UNSTUCK 017: How new is too new?
Most new launches fail. The 80/20 rule of innovation can help you beat the odds.
95% of new product launches fail. Why?
In many cases it’s a simple lack of product market fit. Products that there is no real consumer need for, which, if you’ve been keeping up with Unstuck, you’ll know is the big problem for any solutions that are purely marketed as more sustainable.
But there’s another problem where many fall down. That of familiarity, or lack of it. As we’ve discussed before, most of our decisions as consumers are made quickly and subconsciously. We shop based on habit and disrupting our long-established repertoires is a very, very difficult thing to do.
The warm blanket of familiarity
Daniel Kahnemann, a leading figure in the fields of behavioral economics and judgment and decision-making, described our core mode of decision making as that which operates effortlessly and instinctively, relying on intuition and past experiences. Given we make most of our decisions with this emotional, not rational, part of our brains, innovation is successful (the 5% that make it) when it’s wrapped in the reassuringly familiar.
Apple’s iPhone, arguably the most successful new product launch of our generation, was wrapped in familiar design cues for the first decade of its existence. Just think back to the wooden shelves of the newsstand app, the raised buttons of the calculator, or the green felt of the game center. This strategy known as skeuomorphism helped propel it to the $2tn success we know today.
The job of innovators is therefore to strike the right balance between familiarity (which our emotional brains like because they can process it quickly) and novelty. System 1, a research platform designed around Kahnemann’s work into how our brains make decisions, has a database of well over 50,000 product ideas that they’ve tested with consumers and correlated with in-market performance of those that go onto launch. They call this balance Fluent Innovation and have identified the sweet spot to be 80% familiar and 20% new and surprising. In their words, “in a world where most new products fail, the most crucial goal for innovators isn’t change, it’s acceptance”.
So we’ve put some sustainable food innovations through the 80:20 lens to show how this is a helpful guide for all businesses building in this space to be thinking about. Critically it’s not about how novel or otherwise the innovation actually is, it’s about how it’s positioned to the consumer.
Too weird: Raging Pig
A sausage from peas and mushrooms, made to taste like pork. No novel ingredients here and plenty to build reassuringly familiar from. Instead they’ve taken the path of confronting consumers with an angry pig and apocalyptic death metal typography, complete with imagery of people wearing pig heads. Very little to cue everything people love about pork sausages and are tuned into when shopping for their weekend bbq.
Too boring: Beyond
At the other end of the spectrum, if you’re 100% familiar there’s no reason for consumers to switch from what they buy now, which is why the favored industry mantra of taste, price, convenience to breakthrough and scale will never work in isolation of superior benefits, clear targeting and strong positioning.
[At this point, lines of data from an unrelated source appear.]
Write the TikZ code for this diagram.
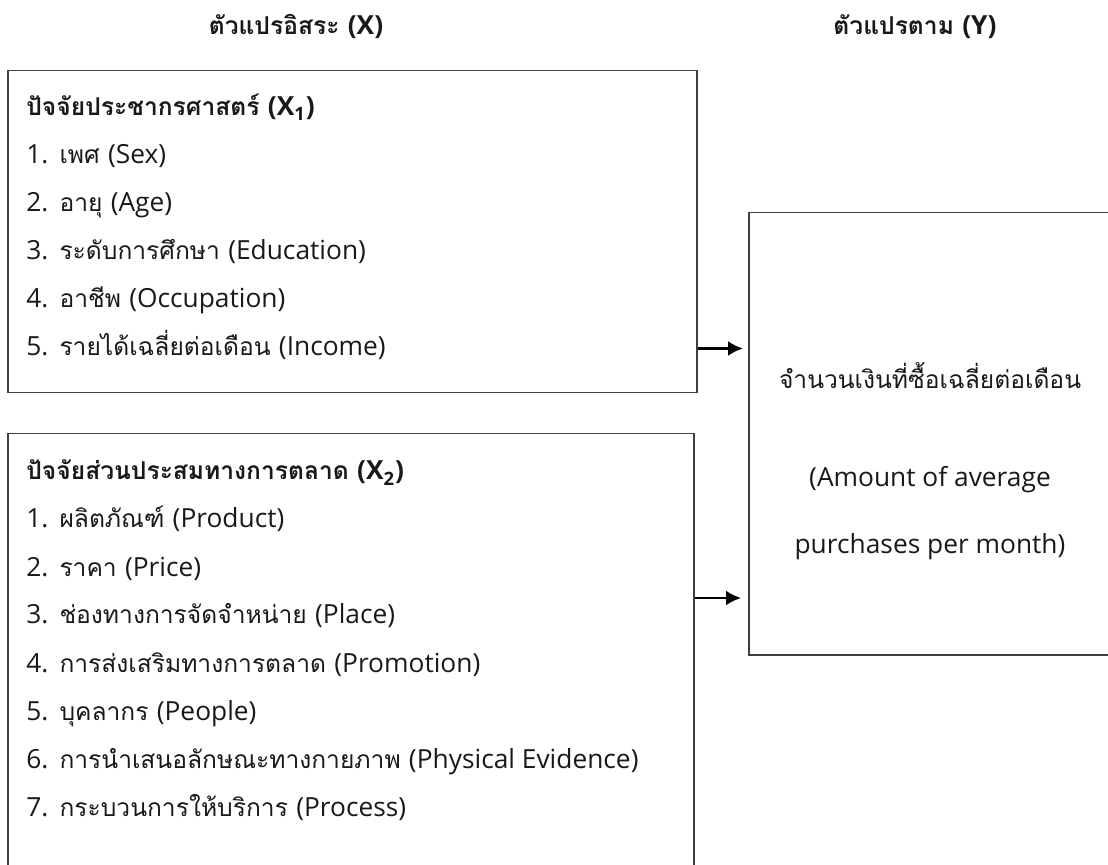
\documentclass[tikz,border=0pt]{standalone}
\usepackage{fontspec}
\setmainfont{Loma}[Script=Thai]
\newfontfamily\lat{Open Sans}[Scale=1.07]
\usetikzlibrary{arrows.meta,positioning,calc}

\begin{document}
\begin{tikzpicture}[x=0.5pt,y=-0.5pt, every node/.style={font=\fontsize{12.3}{14}\selectfont, inner sep=0pt, text=black!90}]
    \path[use as bounding box, clip] (0,0) rectangle (1108,865);
    % headings
    \node[font=\fontsize{12.3}{14}\selectfont\bfseries, anchor=base] (headx) at (296,35) {ตัวแปรอิสระ {\lat(X)}};
    \node[font=\fontsize{12.3}{14}\selectfont\bfseries, anchor=base] (heady) at (915,35) {ตัวแปรตาม {\lat(Y)}};
    % boxes
    \node[draw=black!75, line width=0.75pt, anchor=north west, minimum width=344.5pt, minimum height=161pt] (xone) at (7,70) {};
    \node[draw=black!75, line width=0.75pt, anchor=north west, minimum width=343pt, minimum height=240pt] (xtwo) at (7,433) {};
    \node[draw=black!75, line width=0.75pt, anchor=north west, minimum width=195pt, minimum height=221pt] (ybox) at (748,212) {};
    % X1
    \node[font=\fontsize{12.3}{14}\selectfont\bfseries, anchor=base west] (xone-t) at (26,116) {ปัจจัยประชากรศาสตร์ {\lat(X\textsubscript{1})}};
    \foreach \th/\en [count=\i] in {เพศ/Sex, อายุ/Age, ระดับการศึกษา/Education, อาชีพ/Occupation, รายได้เฉลี่ยต่อเดือน/Income}
        \node[anchor=base west] (xone-\i) at (26,{116+48*\i}) {{\lat\i.} \th{} {\lat(\en)}};
    % X2
    \node[font=\fontsize{12.3}{14}\selectfont\bfseries, anchor=base west] (xtwo-t) at (26,480) {ปัจจัยส่วนประสมทางการตลาด {\lat(X\textsubscript{2})}};
    \foreach \th/\en [count=\i] in {ผลิตภัณฑ์/Product, ราคา/Price, ช่องทางการจัดจำหน่าย/Place, การส่งเสริมทางการตลาด/Promotion, บุคลากร/People, การนำเสนอลักษณะทางกายภาพ/Physical Evidence, กระบวนการให้บริการ/Process}
        \node[anchor=base west] (xtwo-\i) at (26,{480+48*\i}) {{\lat\i.} \th{} {\lat(\en)}};
    % Y
    \node[anchor=base] (y-1) at (930,389) {จำนวนเงินที่ซื้อเฉลี่ยต่อเดือน};
    \node[anchor=base, font=\fontsize{12.3}{14}\selectfont\lat] (y-2) at (930,487) {(Amount of average};
    \node[anchor=base, font=\fontsize{12.3}{14}\selectfont\lat] (y-3) at (930,553) {purchases per month)};
    % arrows
    \draw[-{Latex[length=7.5pt,width=7.5pt]}, line width=1.2pt, shorten >=2.5pt] ([yshift=22.5pt]xone.south east) -- ([yshift=22.5pt]xone.south east -| ybox.west);
    \draw[-{Latex[length=7.5pt,width=7.5pt]}, line width=1.2pt, shorten >=3.5pt] ([yshift=-82.5pt]xtwo.north east) -- ([yshift=-82.5pt]xtwo.north east -| ybox.west);
\end{tikzpicture}
\end{document}
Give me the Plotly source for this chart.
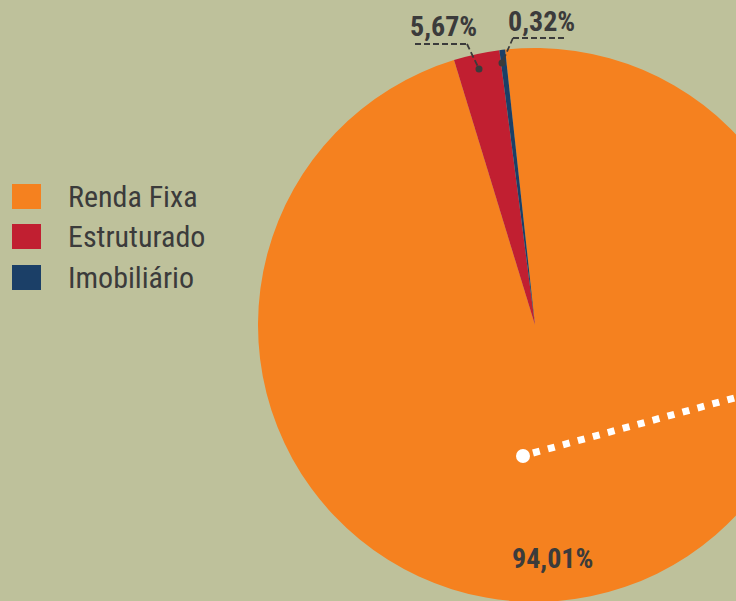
import plotly.graph_objects as go

# ---- data ----
categories = ["Renda Fixa", "Estruturado", "Imobiliário"]
slice_values = [97.0, 2.67, 0.33]          # slice sizes as drawn in the picture
label_texts = ["94,01%", "5,67%", "0,32%"]  # printed labels
colors = ["#F5811F", "#C11F31", "#1B3F67"]

BG = "#BEC19B"
TXT = "#3B3B3B"
FONT = "Liberation Sans Narrow, Arial Narrow, Roboto Condensed, Liberation Sans, Arial, sans-serif"

# canvas larger than the viewport so the pie is clipped like the reference
W, H = 820, 610


def px(x):
    return x / W


def py(y):
    return 1 - y / H


cx, cy, r = 535, 325, 277

fig = go.Figure(
    go.Pie(
        labels=categories,
        values=slice_values,
        marker=dict(colors=colors, line=dict(width=0)),
        sort=False,
        direction="clockwise",
        rotation=-6.2,
        textinfo="none",
        hoverinfo="label+percent",
        showlegend=False,
        domain=dict(x=[px(cx - r), px(cx + r)], y=[py(cy + r), py(cy - r)]),
    )
)

shapes = []
annotations = []

# legend (manual, large squares)
leg_tops = [184, 224, 265]
for i, name in enumerate(categories):
    t = leg_tops[i]
    shapes.append(dict(type="rect", xref="paper", yref="paper",
                       x0=px(12), x1=px(41), y0=py(t + 25), y1=py(t),
                       fillcolor=colors[i], line=dict(width=0)))
    annotations.append(dict(xref="paper", yref="paper", x=px(66), y=py(t + 12.5),
                            text=name, showarrow=False, xanchor="left", yanchor="middle",
                            font=dict(family=FONT, size=30, color=TXT)))

# percentage labels
label_pos = [(552, 558), (443, 26), (541, 22)]
for txt, (lx, ly) in zip(label_texts, label_pos):
    annotations.append(dict(xref="paper", yref="paper", x=px(lx), y=py(ly),
                            text="<b>" + txt + "</b>", showarrow=False,
                            xanchor="center", yanchor="middle",
                            font=dict(family=FONT, size=28, color=TXT)))

# leader lines for the small slices
lead = dict(color=TXT, width=1.8, dash="6px,3px")
shapes += [
    dict(type="line", xref="paper", yref="paper", x0=px(415), y0=py(44), x1=px(467), y1=py(44), line=lead),
    dict(type="line", xref="paper", yref="paper", x0=px(467), y0=py(44), x1=px(479), y1=py(69), line=lead),
    dict(type="line", xref="paper", yref="paper", x0=px(513), y0=py(38), x1=px(567), y1=py(38), line=lead),
    dict(type="line", xref="paper", yref="paper", x0=px(513), y0=py(38), x1=px(502), y1=py(63), line=lead),
]
for (dx, dy) in [(479, 69), (502, 63)]:
    shapes.append(dict(type="circle", xref="paper", yref="paper",
                       x0=px(dx - 3.5), x1=px(dx + 3.5), y0=py(dy + 3.5), y1=py(dy - 3.5),
                       fillcolor=TXT, line=dict(width=0)))

# white dotted pointer
shapes.append(dict(type="line", xref="paper", yref="paper",
                   x0=px(533), y0=py(453), x1=px(760), y1=py(391),
                   line=dict(color="white", width=7, dash="7px,8.5px")))
shapes.append(dict(type="circle", xref="paper", yref="paper",
                   x0=px(516), x1=px(530), y0=py(463), y1=py(449),
                   fillcolor="white", line=dict(width=0)))

fig.update_layout(
    width=W, height=H,
    margin=dict(l=0, r=0, t=0, b=0),
    paper_bgcolor=BG, plot_bgcolor=BG,
    shapes=shapes, annotations=annotations,
    showlegend=False,
)

fig.write_html("out.html",
               post_script="document.body.style.margin='0';document.body.style.overflow='hidden';"
                           "document.documentElement.style.overflow='hidden';"
                           "document.documentElement.style.background='" + BG + "';")
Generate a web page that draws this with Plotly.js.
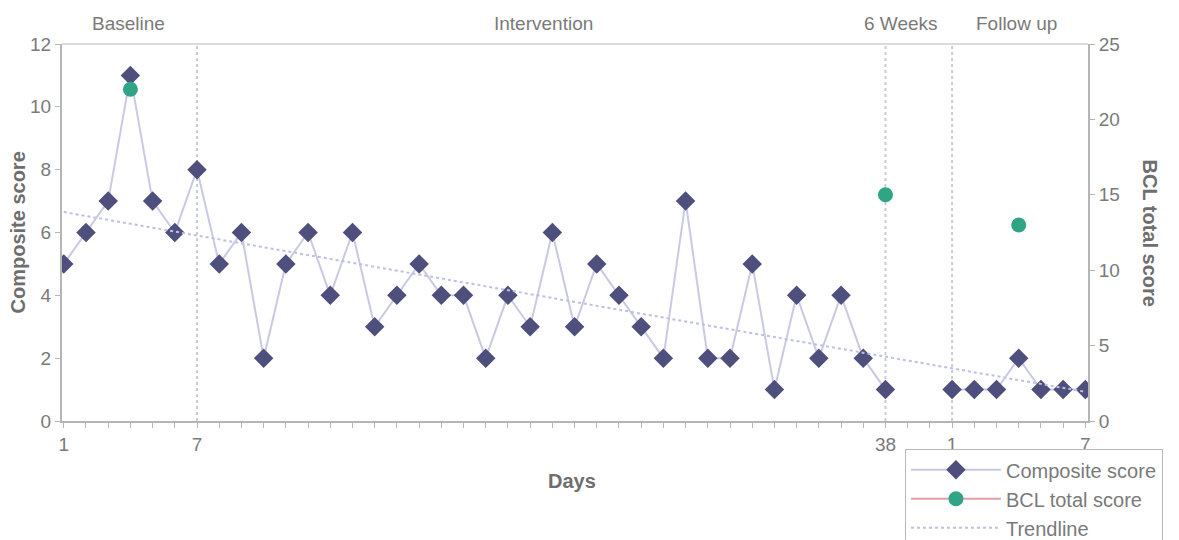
<!DOCTYPE html>
<html>
<head>
<meta charset="utf-8">
<script src="https://cdn.plot.ly/plotly-3.0.1.min.js"></script>
<style>html,body{margin:0;padding:0;background:#fff;}#chart{width:1179px;height:540px;}</style>
</head>
<body>
<div id="chart"></div>
<script>
// Day index along the x axis (1..47); 39-40 are the gap before follow-up
const dayIndex = Array.from({length: 47}, (_, i) => i + 1);
const compositeScore = [5,6,7,11,7,6,8,5,6,2,5,6,4,6,3,4,5,4,4,2,4,3,6,3,5,4,3,2,7,2,2,5,1,4,2,4,2,1,null,null,1,1,1,2,1,1,1];
const bclIndex = [4, 38, 44];
const bclScore = [22, 15, 13];
const trendX = [1, 47];
const trendY = [6.65, 0.93];
const tickPositions = [1, 7, 38, 41, 47];
const tickLabels = ["1", "7", "38", "1", "7"];
const phaseDividers = [7, 38, 41];
const phaseLabels = ["Baseline", "Intervention", "6 Weeks", "Follow up"];
const phaseLabelPos = [3.9, 22.6, 38.7, 43.9];

const tickvals = dayIndex;
const ticktext = dayIndex.map(d => { const k = tickPositions.indexOf(d); return k >= 0 ? tickLabels[k] : ""; });

// BCL series placed on the same day grid with gaps
const bclY = dayIndex.map(d => { const k = bclIndex.indexOf(d); return k >= 0 ? bclScore[k] : null; });

const FONT = "Liberation Sans, Arial, sans-serif";
const GREY = "#7a7a7a";

const traces = [
  {
    x: dayIndex, y: compositeScore, name: "Composite score", type: "scatter", mode: "lines+markers",
    connectgaps: false,
    line: {color: "#c9c9e3", width: 2},
    marker: {symbol: "diamond", size: 15, color: "#4f4f7e", line: {width: 0}},
    yaxis: "y"
  },
  {
    x: dayIndex, y: bclY, name: "BCL total score", type: "scatter", mode: "lines+markers",
    connectgaps: false,
    line: {color: "#e0a0a8", width: 2},
    marker: {symbol: "circle", size: 15, color: "#2fa585", line: {width: 0}},
    yaxis: "y2"
  },
  {
    x: trendX, y: trendY, name: "Trendline", type: "scatter", mode: "lines",
    line: {color: "#bcc0e4", width: 2, dash: "dot"},
    yaxis: "y"
  }
];

const shapes = phaseDividers.map(d => ({
  type: "line", xref: "x", yref: "paper", x0: d, x1: d, y0: 0, y1: 1,
  line: {color: "#c8ccd8", width: 2, dash: "dot"}, layer: "below"
}));
shapes.push({type: "line", xref: "paper", yref: "paper", x0: 0, x1: 1, y0: 1, y1: 1,
  line: {color: "#dcdcdc", width: 2}, layer: "below"});

const annotations = phaseLabels.map((t, i) => ({
  text: t, x: phaseLabelPos[i], xref: "x", y: 1, yref: "paper", yshift: 8,
  showarrow: false, font: {family: FONT, size: 19, color: GREY}, xanchor: "center", yanchor: "bottom"
}));
annotations.push(
  {text: "<b>Composite score</b>", xref: "paper", yref: "paper", x: 0, xshift: -45, y: 0.5, textangle: -90,
   xanchor: "center", yanchor: "middle",
   showarrow: false, font: {family: FONT, size: 20, color: "#6e6e6e"}},
  {text: "<b>BCL total score</b>", xref: "paper", yref: "paper", x: 1, xshift: 62, y: 0.5, textangle: 90,
   xanchor: "center", yanchor: "middle",
   showarrow: false, font: {family: FONT, size: 20, color: "#6e6e6e"}},
  {text: "<b>Days</b>", xref: "paper", yref: "paper", x: 0.497, y: 0, yshift: -60,
   xanchor: "center", yanchor: "middle",
   showarrow: false, font: {family: FONT, size: 20, color: "#6e6e6e"}}
);

const layout = {
  width: 1179, height: 540,
  margin: {l: 62, r: 91, t: 44, b: 119, autoexpand: false},
  paper_bgcolor: "#ffffff", plot_bgcolor: "#ffffff",
  font: {family: FONT, color: GREY},
  showlegend: true,
  legend: {
    x: 0.8216, y: -0.075, xanchor: "left", yanchor: "top",
    bordercolor: "#b8b8b8", borderwidth: 1, bgcolor: "#ffffff",
    font: {family: FONT, size: 20, color: GREY},
    itemwidth: 90, tracegroupgap: 0
  },
  xaxis: {
    range: [0.92, 47.12], showgrid: false, zeroline: false,
    tickmode: "array", tickvals: tickvals, ticktext: ticktext,
    ticks: "outside", ticklen: 5, tickcolor: "#b5b5b5", tickwidth: 1,
    showline: true, linecolor: "#b5b5b5", linewidth: 2,
    tickfont: {family: FONT, size: 19, color: GREY}
  },
  yaxis: {
    range: [0, 12], dtick: 2, showgrid: false, zeroline: false,
    ticks: "outside", ticklen: 5, tickcolor: "#b5b5b5",
    showline: true, linecolor: "#b5b5b5", linewidth: 2,
    tickfont: {family: FONT, size: 19, color: GREY}
  },
  yaxis2: {
    range: [0, 25], dtick: 5, overlaying: "y", side: "right", showgrid: false, zeroline: false,
    ticks: "outside", ticklen: 5, tickcolor: "#b5b5b5",
    showline: true, linecolor: "#b5b5b5", linewidth: 2,
    tickfont: {family: FONT, size: 19, color: GREY}
  },
  shapes: shapes,
  annotations: annotations
};

Plotly.newPlot("chart", traces, layout, {displayModeBar: false, staticPlot: true});
</script>
</body>
</html>
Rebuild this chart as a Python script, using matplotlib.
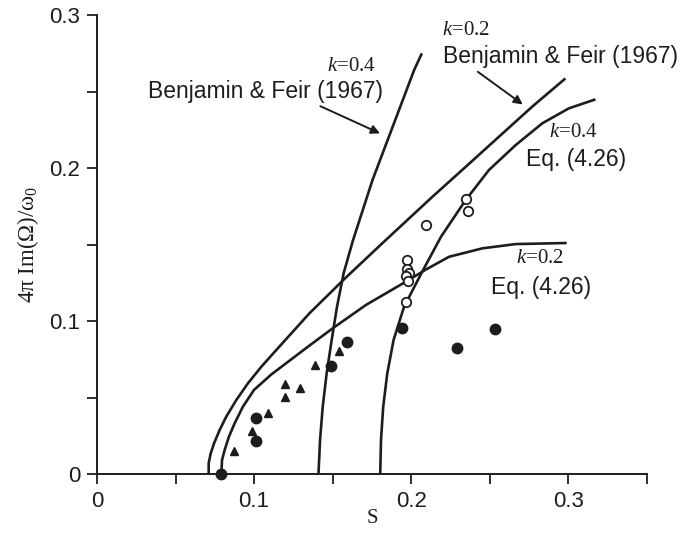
import matplotlib
matplotlib.use("Agg")
import matplotlib.pyplot as plt

plt.rcParams['mathtext.fontset'] = 'custom'
plt.rcParams['mathtext.rm'] = 'Liberation Serif'
plt.rcParams['mathtext.it'] = 'Liberation Serif:italic'

INK = '#1f1c1d'

# Theory curves
bf02_s = [0.0711, 0.0711, 0.0724, 0.0745, 0.0781, 0.0823, 0.0887, 0.0961, 0.1046, 0.1141,
          0.1352, 0.1575, 0.1818, 0.2135, 0.2347, 0.2559, 0.2770, 0.2982]
bf02_v = [0.0, 0.0070, 0.0135, 0.0200, 0.0288, 0.0375, 0.0484, 0.0593, 0.0701, 0.0810,
          0.1050, 0.1275, 0.1510, 0.1812, 0.2008, 0.2205, 0.2401, 0.2586]

eq02_s = [0.0792, 0.0796, 0.0813, 0.0840, 0.0876, 0.0929, 0.0999, 0.1109, 0.1340,
          0.1500, 0.1712, 0.1966, 0.2093, 0.2241, 0.2453, 0.2665, 0.2990]
eq02_v = [0.0, 0.0092, 0.0157, 0.0244, 0.0331, 0.0440, 0.0549, 0.0650, 0.0830,
          0.0952, 0.1105, 0.1257, 0.1336, 0.1420, 0.1475, 0.1503, 0.1510]

bf04_s = [0.1410, 0.1420, 0.1437, 0.1462, 0.1494, 0.1528, 0.1570, 0.1630, 0.1754, 0.2019, 0.2068]
bf04_v = [0.0, 0.0222, 0.0440, 0.0658, 0.0876, 0.1094, 0.1312, 0.1529, 0.1922, 0.2641, 0.2750]

eq04_s = [0.1803, 0.1808, 0.1822, 0.1848, 0.1888, 0.1955, 0.2065, 0.2190, 0.2347, 0.2495,
          0.2665, 0.2834, 0.3003, 0.3173]
eq04_v = [0.0, 0.0222, 0.0440, 0.0658, 0.0876, 0.1094, 0.1312, 0.1551, 0.1791, 0.1987,
          0.2150, 0.2292, 0.2390, 0.2449]

# Experimental points
filled_s = [0.0792, 0.1014, 0.1014, 0.1490, 0.1590, 0.1940, 0.2290, 0.2535]
filled_v = [0.0, 0.0364, 0.0218, 0.0706, 0.0863, 0.0952, 0.0826, 0.0948]

tri_s = [0.0872, 0.0988, 0.1090, 0.1196, 0.1196, 0.1293, 0.1389, 0.1540]
tri_v = [0.0152, 0.0283, 0.0397, 0.0501, 0.0586, 0.0562, 0.0710, 0.0804]

open_s = [0.2351, 0.2362, 0.2093, 0.1973, 0.1973, 0.1987, 0.1966, 0.1977, 0.1966]
open_v = [0.1795, 0.1719, 0.1627, 0.1399, 0.1340, 0.1316, 0.1294, 0.1261, 0.1122]

xticks = [0, 0.05, 0.1, 0.15, 0.2, 0.25, 0.3, 0.35]
xticklabels = ['0', '', '0.1', '', '0.2', '', '0.3', '']
yticks = [0, 0.05, 0.1, 0.15, 0.2, 0.25, 0.3]
yticklabels = ['0', '', '0.1', '', '0.2', '', '0.3']

fig = plt.figure(figsize=(6.83, 5.33), dpi=100)
ax = fig.add_axes([0.142, 0.1107, 0.805, 0.861])

lw = 1.9
for s, v in [(bf02_s, bf02_v), (eq02_s, eq02_v), (bf04_s, bf04_v), (eq04_s, eq04_v)]:
    ax.plot(s, v, color=INK, lw=lw, solid_joinstyle='round', solid_capstyle='butt', zorder=2)

ax.plot(filled_s, filled_v, 'o', color=INK, ms=7.5, mec=INK, zorder=4, clip_on=False)
ax.plot(tri_s, tri_v, '^', color=INK, ms=5.5, mec=INK, zorder=4)
ax.plot(open_s, open_v, 'o', mfc='white', mec=INK, ms=6.8, mew=1.3, zorder=5)

ax.set_xlim(0, 0.35)
ax.set_ylim(0, 0.3)
ax.spines['top'].set_visible(False)
ax.spines['right'].set_visible(False)
for sp in ['left', 'bottom']:
    ax.spines[sp].set_linewidth(1.4)
    ax.spines[sp].set_color(INK)

ax.set_xticks(xticks)
ax.set_xticklabels(xticklabels)
ax.set_yticks(yticks)
ax.set_yticklabels(yticklabels)
ax.tick_params(direction='out', length=7, width=1.3, color=INK, labelcolor=INK,
               labelsize=16, pad=5)
for lab in ax.get_xticklabels() + ax.get_yticklabels():
    lab.set_fontfamily('Liberation Sans')

ax.set_xlabel('S', fontfamily='Liberation Serif', fontsize=15, color=INK, labelpad=-2)
ax.set_ylabel('4π Im(Ω)/ω$_0$', fontfamily='Liberation Serif', fontsize=16.5, color=INK, labelpad=6)

sans = dict(fontfamily='Liberation Sans', fontsize=16.5, color=INK)
serif = dict(fontfamily='Liberation Serif', fontsize=15, color=INK)

ax.text(0.1465, 0.2665, '$k$=0.4', ha='left', va='center', **serif)
ax.text(0.0325, 0.2500, 'Benjamin & Feir (1967)', ha='left', va='center', **sans)
ax.annotate('', xy=(0.1818, 0.2219), xytext=(0.1406, 0.2412),
            arrowprops=dict(arrowstyle='-|>', color=INK, lw=1.4, mutation_scale=13))

ax.text(0.2198, 0.2900, '$k$=0.2', ha='left', va='center', **serif)
ax.text(0.2200, 0.2730, 'Benjamin & Feir (1967)', ha='left', va='center', **sans)
ax.annotate('', xy=(0.2725, 0.2405), xytext=(0.2410, 0.2640),
            arrowprops=dict(arrowstyle='-|>', color=INK, lw=1.4, mutation_scale=13))

ax.text(0.2880, 0.2235, '$k$=0.4', ha='left', va='center', **serif)
ax.text(0.2728, 0.2053, 'Eq. (4.26)', ha='left', va='center', **sans)

ax.text(0.2665, 0.1412, '$k$=0.2', ha='left', va='center', **serif)
ax.text(0.2507, 0.1222, 'Eq. (4.26)', ha='left', va='center', **sans)

fig.savefig('out.png', dpi=100)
Beyond Meat, in their strategy to be exactly the same as meat (but more sustainable) ended up with a bland brand. To the uninformed, not paying much attention-consumer, their logo could easily be seen to be an image of a well-cared for cow. Their packs of burgers and sausages look no different than the conventional options, and purely the use of the color green does not qualify for 20% new and surprising. The offer of taking your favorite comfort food “beyond” in an era where many foods are finding ways to offer consumers elevated experiences, doesn’t stand-out. A potentially great product that failed to strike the 80/20 rule in its positioning to breakthrough at scale.
About right: Tindle
The meat category is not an exciting one. Mainly devoid of brands, apart from the frozen aisle where you feel like you’re back in the 80s thanks to brands such as BirdsEye. Vegetarian and vegan options like Dr. Praeger's or Quorn haven’t moved the category on much as far as engaging branding is concerned. Tindle saw the opportunity to not only bring plant-based innovation to market, but to create branding which feels innovative and energetic (bright blue color, stand-out brand name, the simple strike-through of the word chicken on pack) while being reassuringly familiar. With products consistently anchored in dishes familiar to the market you find them in, and enticing product imagery that shows them as the meal solution consumers are shopping for, we have a brand balancing the 80/20 tightrope pretty well.
These are all brands with plant-based products who made a strategic choice about how different, or otherwise, they wanted to be in their category with varying degrees of success. The next generation of products coming down the line using precision fermentation or cultivated technologies will have to work even harder to frame their novel technologies in familiar terms consumers can relate to.
Their marketing teams will do well to remember the 80/20 rule of fluent innovation. It’s not about how novel or otherwise your product is, it’s about how you balance a sprinkling of new and interesting that gets attention with the warm cozy blanket of familiarity that gets you bought.